Said hitting coach Ron Jackson: "We feed off each other, hitters one through nine, and they've been picking each other up pretty good."

The three St. Louis starters in this series -- Woody Williams, Matt Morris and Suppan -- have generated just 11 swings and misses in 248 pitches.

Martinez caused 13 swings and misses in 98 pitches in Game 3, dominating the Cardinals after the early St. Louis rallies. He changed speeds masterfully, throwing a changeup that fooled Scott Rolen into a dribbler in the seventh, and he blew fastballs past Sanders. Martinez allowed only three hits, walked two, struck out six, retiring the last 14 batters he faced -- and from the fourth inning into the ninth, 14 consecutive Cardinals hitters failed to get the ball out of the infield.

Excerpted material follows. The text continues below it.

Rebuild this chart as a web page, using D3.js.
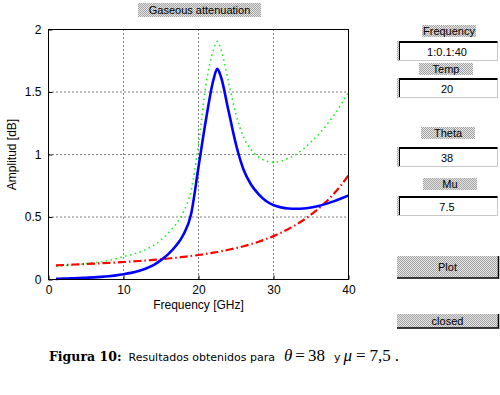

Martinez had walked off the field at the end of the seventh, looking calm, like it was no big deal. The Red Sox seemed relaxed afterward, the players chatting breezily, Kevin Millar taking video of Derek Lowe giving postgame interviews, Curt Schilling walking through the clubhouse with a black and blue ankle, Bronson Arroyo making jokes.

But this is all enormous, all that is happening. Nine days ago, a ninth inning away from a sweep, Mariano Rivera on the mound, the hopes of another summer all but gone. And now there is great anticipation; 86 years of anticipation.